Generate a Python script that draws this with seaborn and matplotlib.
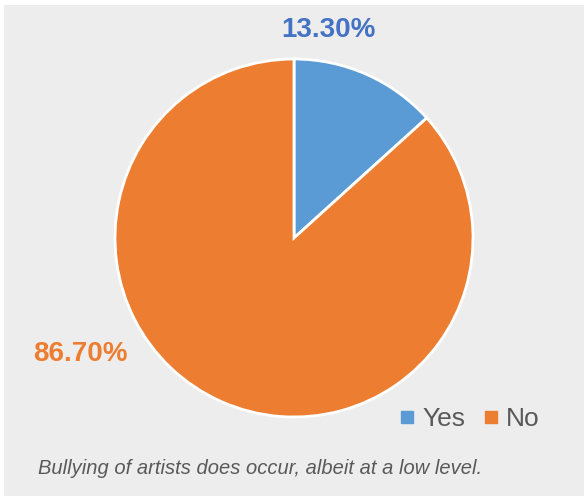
import matplotlib
matplotlib.use("Agg")
import matplotlib.pyplot as plt
from matplotlib.patches import Rectangle
from matplotlib.lines import Line2D
import seaborn as sns

# Survey answers
categories = ["Yes", "No"]
shares = [13.30, 86.70]
label_text = ["13.30%", "86.70%"]
caption = "Bullying of artists does occur, albeit at a low level."

sns.set_theme(style="white")
plt.rcParams["font.family"] = ["Liberation Sans", "DejaVu Sans"]

slice_colors = ["#5B9BD5", "#ED7D31"]
label_colors = ["#4472C4", "#ED7D31"]
bg = "#EDEDED"
W, H = 584, 496
fig = plt.figure(figsize=(W / 100, H / 100), dpi=100, facecolor="white")
fig.patches.append(Rectangle((4 / W, 0), 1, 1 - 5 / H, transform=fig.transFigure,
                             facecolor=bg, edgecolor="none", zorder=-10))

cx, cy, R = 294, 238, 179
ax = fig.add_axes([(cx - 180) / W, (H - cy - 180) / H, 360 / W, 360 / H])
ax.set_facecolor("none")
wedges, _ = ax.pie(shares, colors=slice_colors, startangle=90, counterclock=False,
                   radius=R / 180,
                   wedgeprops=dict(edgecolor="white", linewidth=2.0))
ax.set_xlim(-1, 1)
ax.set_ylim(-1, 1)
ax.set_aspect("equal")
ax.axis("off")

# Percentage labels outside the slices
label_pos = [(0.194, 1.156), (-1.189, -0.644)]
for txt, (x, y), c in zip(label_text, label_pos, label_colors):
    ax.text(x, y, txt, ha="center", va="center", fontsize=20, fontweight="heavy",
            color=c, clip_on=False)

handles = [Line2D([], [], marker="s", linestyle="none", markersize=8,
                  markerfacecolor=c, markeredgecolor=c) for c in slice_colors]
fig.legend(handles, categories, loc="center", bbox_to_anchor=(470 / W, 1 - 419 / H),
           ncol=2, frameon=False, fontsize=19, handlelength=0.5, handletextpad=0.35,
           columnspacing=0.7, labelcolor="#595959")

fig.text(38 / W, 1 - 468 / H, caption, ha="left", va="center", fontsize=14.5,
         style="italic", color="#595959")

fig.savefig("out.png", dpi=100, facecolor=fig.get_facecolor())
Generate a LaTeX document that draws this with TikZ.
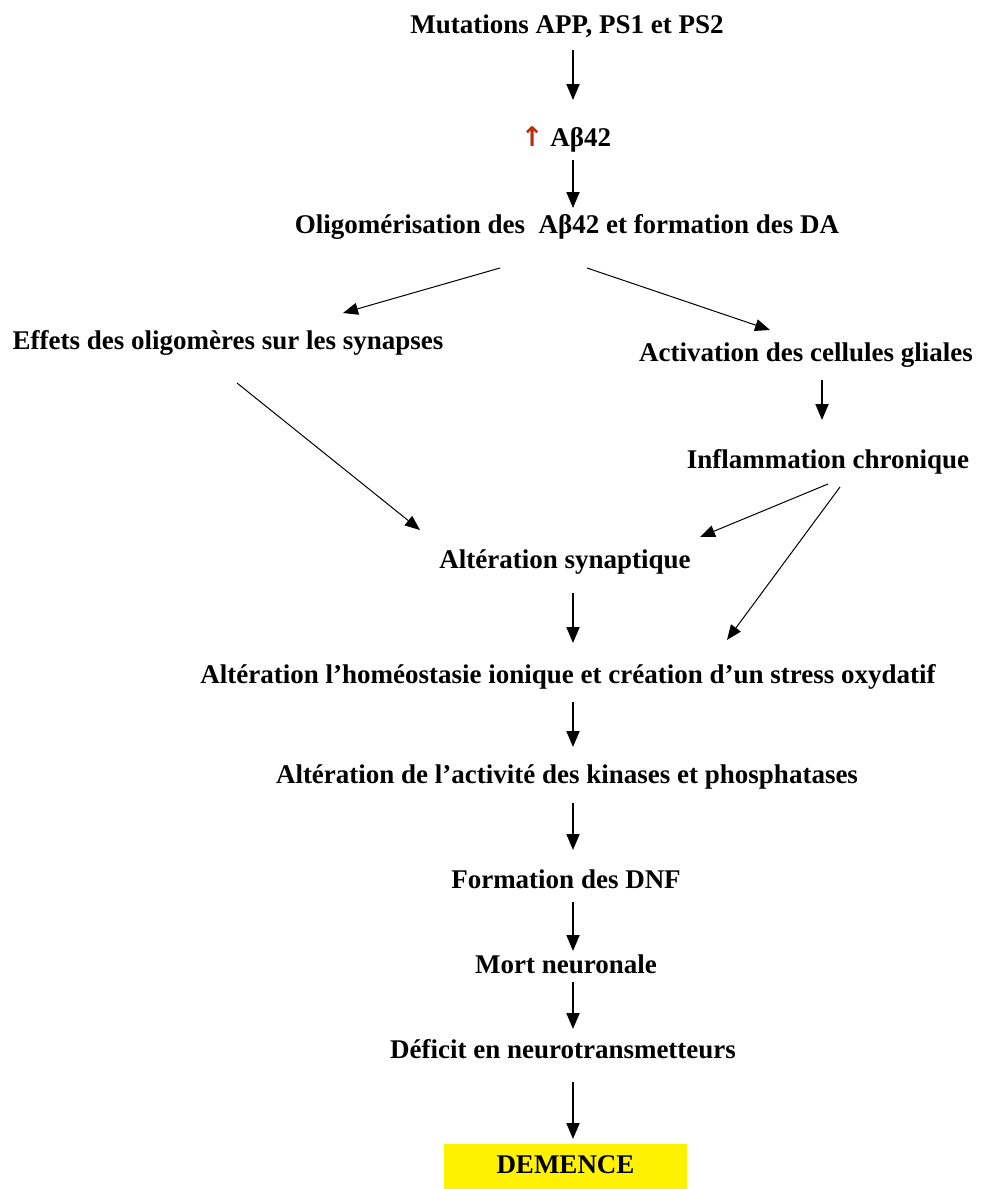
===============
◆ What the task requires
Repeat verbatim all the material, but not the pictures.

◆ Output of the task
Generate a Python script that draws this with seaborn and matplotlib.
import matplotlib
matplotlib.use("Agg")
import matplotlib.pyplot as plt
from matplotlib.patches import Rectangle
from matplotlib.lines import Line2D
import seaborn as sns

# Survey answers
categories = ["Yes", "No"]
shares = [13.30, 86.70]
label_text = ["13.30%", "86.70%"]
caption = "Bullying of artists does occur, albeit at a low level."

sns.set_theme(style="white")
plt.rcParams["font.family"] = ["Liberation Sans", "DejaVu Sans"]

slice_colors = ["#5B9BD5", "#ED7D31"]
label_colors = ["#4472C4", "#ED7D31"]
bg = "#EDEDED"
W, H = 584, 496
fig = plt.figure(figsize=(W / 100, H / 100), dpi=100, facecolor="white")
fig.patches.append(Rectangle((4 / W, 0), 1, 1 - 5 / H, transform=fig.transFigure,
                             facecolor=bg, edgecolor="none", zorder=-10))

cx, cy, R = 294, 238, 179
ax = fig.add_axes([(cx - 180) / W, (H - cy - 180) / H, 360 / W, 360 / H])
ax.set_facecolor("none")
wedges, _ = ax.pie(shares, colors=slice_colors, startangle=90, counterclock=False,
                   radius=R / 180,
                   wedgeprops=dict(edgecolor="white", linewidth=2.0))
ax.set_xlim(-1, 1)
ax.set_ylim(-1, 1)
ax.set_aspect("equal")
ax.axis("off")

# Percentage labels outside the slices
label_pos = [(0.194, 1.156), (-1.189, -0.644)]
for txt, (x, y), c in zip(label_text, label_pos, label_colors):
    ax.text(x, y, txt, ha="center", va="center", fontsize=20, fontweight="heavy",
            color=c, clip_on=False)

handles = [Line2D([], [], marker="s", linestyle="none", markersize=8,
                  markerfacecolor=c, markeredgecolor=c) for c in slice_colors]
fig.legend(handles, categories, loc="center", bbox_to_anchor=(470 / W, 1 - 419 / H),
           ncol=2, frameon=False, fontsize=19, handlelength=0.5, handletextpad=0.35,
           columnspacing=0.7, labelcolor="#595959")

fig.text(38 / W, 1 - 468 / H, caption, ha="left", va="center", fontsize=14.5,
         style="italic", color="#595959")

fig.savefig("out.png", dpi=100, facecolor=fig.get_facecolor())
Generate a LaTeX document that draws this with TikZ.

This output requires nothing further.